- **TASK DIRECTIONS**:
Repeat every line of the data exactly, but not the pictures.

- **DATA**:
***
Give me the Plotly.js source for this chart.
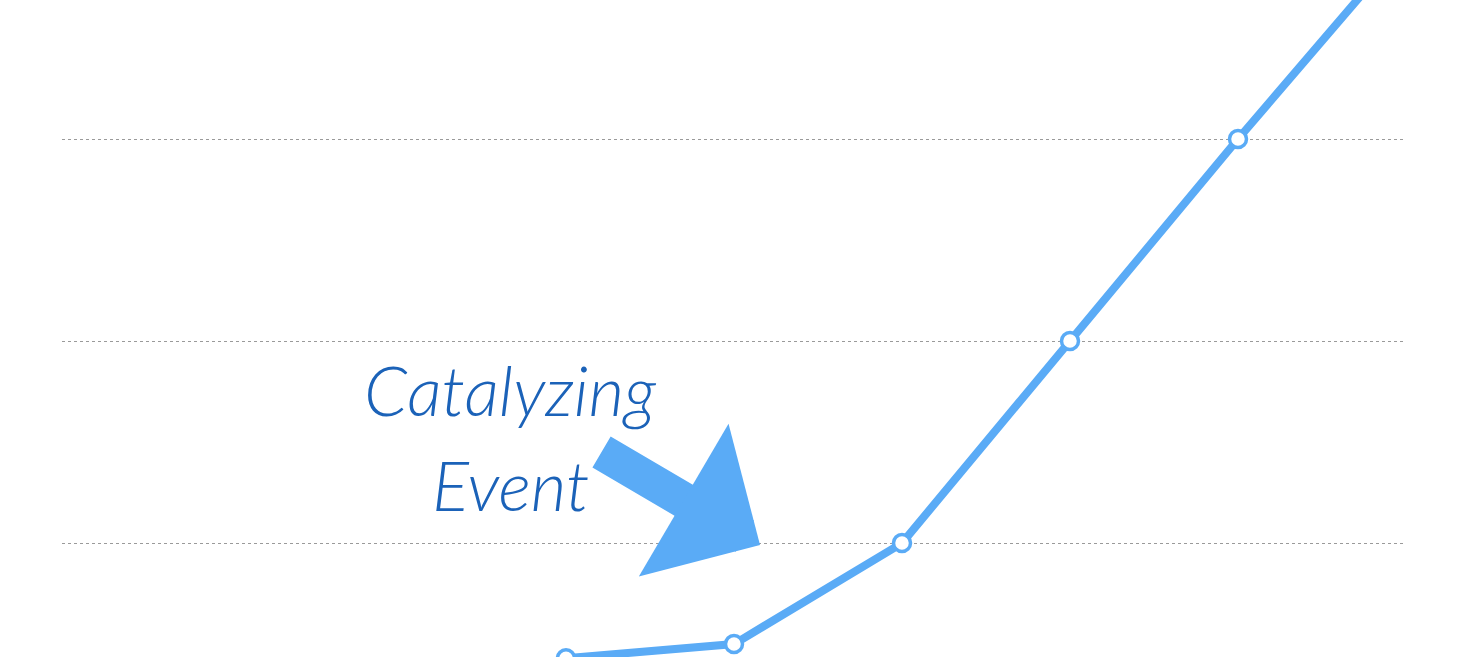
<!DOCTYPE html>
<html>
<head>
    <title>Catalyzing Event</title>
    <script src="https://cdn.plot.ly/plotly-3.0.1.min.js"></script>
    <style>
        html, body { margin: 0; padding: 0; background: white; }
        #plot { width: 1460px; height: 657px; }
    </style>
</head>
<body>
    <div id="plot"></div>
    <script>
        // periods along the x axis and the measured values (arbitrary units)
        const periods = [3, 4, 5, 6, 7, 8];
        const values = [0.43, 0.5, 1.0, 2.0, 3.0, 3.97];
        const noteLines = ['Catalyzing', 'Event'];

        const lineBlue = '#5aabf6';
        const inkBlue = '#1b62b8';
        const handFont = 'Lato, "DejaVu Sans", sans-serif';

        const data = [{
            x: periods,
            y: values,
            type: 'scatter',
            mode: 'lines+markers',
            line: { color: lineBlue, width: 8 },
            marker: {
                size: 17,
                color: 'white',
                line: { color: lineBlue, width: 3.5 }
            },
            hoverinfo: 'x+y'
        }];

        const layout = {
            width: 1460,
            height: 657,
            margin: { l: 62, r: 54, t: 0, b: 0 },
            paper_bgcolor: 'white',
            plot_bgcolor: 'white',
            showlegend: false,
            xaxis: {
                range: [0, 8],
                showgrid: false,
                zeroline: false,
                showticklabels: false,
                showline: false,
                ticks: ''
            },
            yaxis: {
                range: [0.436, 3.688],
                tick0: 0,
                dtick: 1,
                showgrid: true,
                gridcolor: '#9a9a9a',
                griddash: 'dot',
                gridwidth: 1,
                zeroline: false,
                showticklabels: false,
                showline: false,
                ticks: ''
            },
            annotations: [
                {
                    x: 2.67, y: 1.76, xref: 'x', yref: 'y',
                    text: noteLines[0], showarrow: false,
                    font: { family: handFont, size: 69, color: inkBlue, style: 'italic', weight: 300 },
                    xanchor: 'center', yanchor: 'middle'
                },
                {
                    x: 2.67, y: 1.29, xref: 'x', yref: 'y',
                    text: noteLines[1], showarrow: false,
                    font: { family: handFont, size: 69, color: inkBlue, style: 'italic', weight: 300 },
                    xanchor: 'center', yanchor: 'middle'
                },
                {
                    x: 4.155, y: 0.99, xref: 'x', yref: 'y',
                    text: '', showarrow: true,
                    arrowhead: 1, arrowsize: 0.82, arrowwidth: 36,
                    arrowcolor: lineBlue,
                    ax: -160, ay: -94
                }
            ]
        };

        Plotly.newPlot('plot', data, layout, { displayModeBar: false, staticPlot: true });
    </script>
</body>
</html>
***
- **THE COMPLETED TASK**:
Give me the Plotly.js source for this chart.
<!DOCTYPE html>
<html>
<head>
    <title>Catalyzing Event</title>
    <script src="https://cdn.plot.ly/plotly-3.0.1.min.js"></script>
    <style>
        html, body { margin: 0; padding: 0; background: white; }
        #plot { width: 1460px; height: 657px; }
    </style>
</head>
<body>
    <div id="plot"></div>
    <script>
        // periods along the x axis and the measured values (arbitrary units)
        const periods = [3, 4, 5, 6, 7, 8];
        const values = [0.43, 0.5, 1.0, 2.0, 3.0, 3.97];
        const noteLines = ['Catalyzing', 'Event'];

        const lineBlue = '#5aabf6';
        const inkBlue = '#1b62b8';
        const handFont = 'Lato, "DejaVu Sans", sans-serif';

        const data = [{
            x: periods,
            y: values,
            type: 'scatter',
            mode: 'lines+markers',
            line: { color: lineBlue, width: 8 },
            marker: {
                size: 17,
                color: 'white',
                line: { color: lineBlue, width: 3.5 }
            },
            hoverinfo: 'x+y'
        }];

        const layout = {
            width: 1460,
            height: 657,
            margin: { l: 62, r: 54, t: 0, b: 0 },
            paper_bgcolor: 'white',
            plot_bgcolor: 'white',
            showlegend: false,
            xaxis: {
                range: [0, 8],
                showgrid: false,
                zeroline: false,
                showticklabels: false,
                showline: false,
                ticks: ''
            },
            yaxis: {
                range: [0.436, 3.688],
                tick0: 0,
                dtick: 1,
                showgrid: true,
                gridcolor: '#9a9a9a',
                griddash: 'dot',
                gridwidth: 1,
                zeroline: false,
                showticklabels: false,
                showline: false,
                ticks: ''
            },
            annotations: [
                {
                    x: 2.67, y: 1.76, xref: 'x', yref: 'y',
                    text: noteLines[0], showarrow: false,
                    font: { family: handFont, size: 69, color: inkBlue, style: 'italic', weight: 300 },
                    xanchor: 'center', yanchor: 'middle'
                },
                {
                    x: 2.67, y: 1.29, xref: 'x', yref: 'y',
                    text: noteLines[1], showarrow: false,
                    font: { family: handFont, size: 69, color: inkBlue, style: 'italic', weight: 300 },
                    xanchor: 'center', yanchor: 'middle'
                },
                {
                    x: 4.155, y: 0.99, xref: 'x', yref: 'y',
                    text: '', showarrow: true,
                    arrowhead: 1, arrowsize: 0.82, arrowwidth: 36,
                    arrowcolor: lineBlue,
                    ax: -160, ay: -94
                }
            ]
        };

        Plotly.newPlot('plot', data, layout, { displayModeBar: false, staticPlot: true });
    </script>
</body>
</html>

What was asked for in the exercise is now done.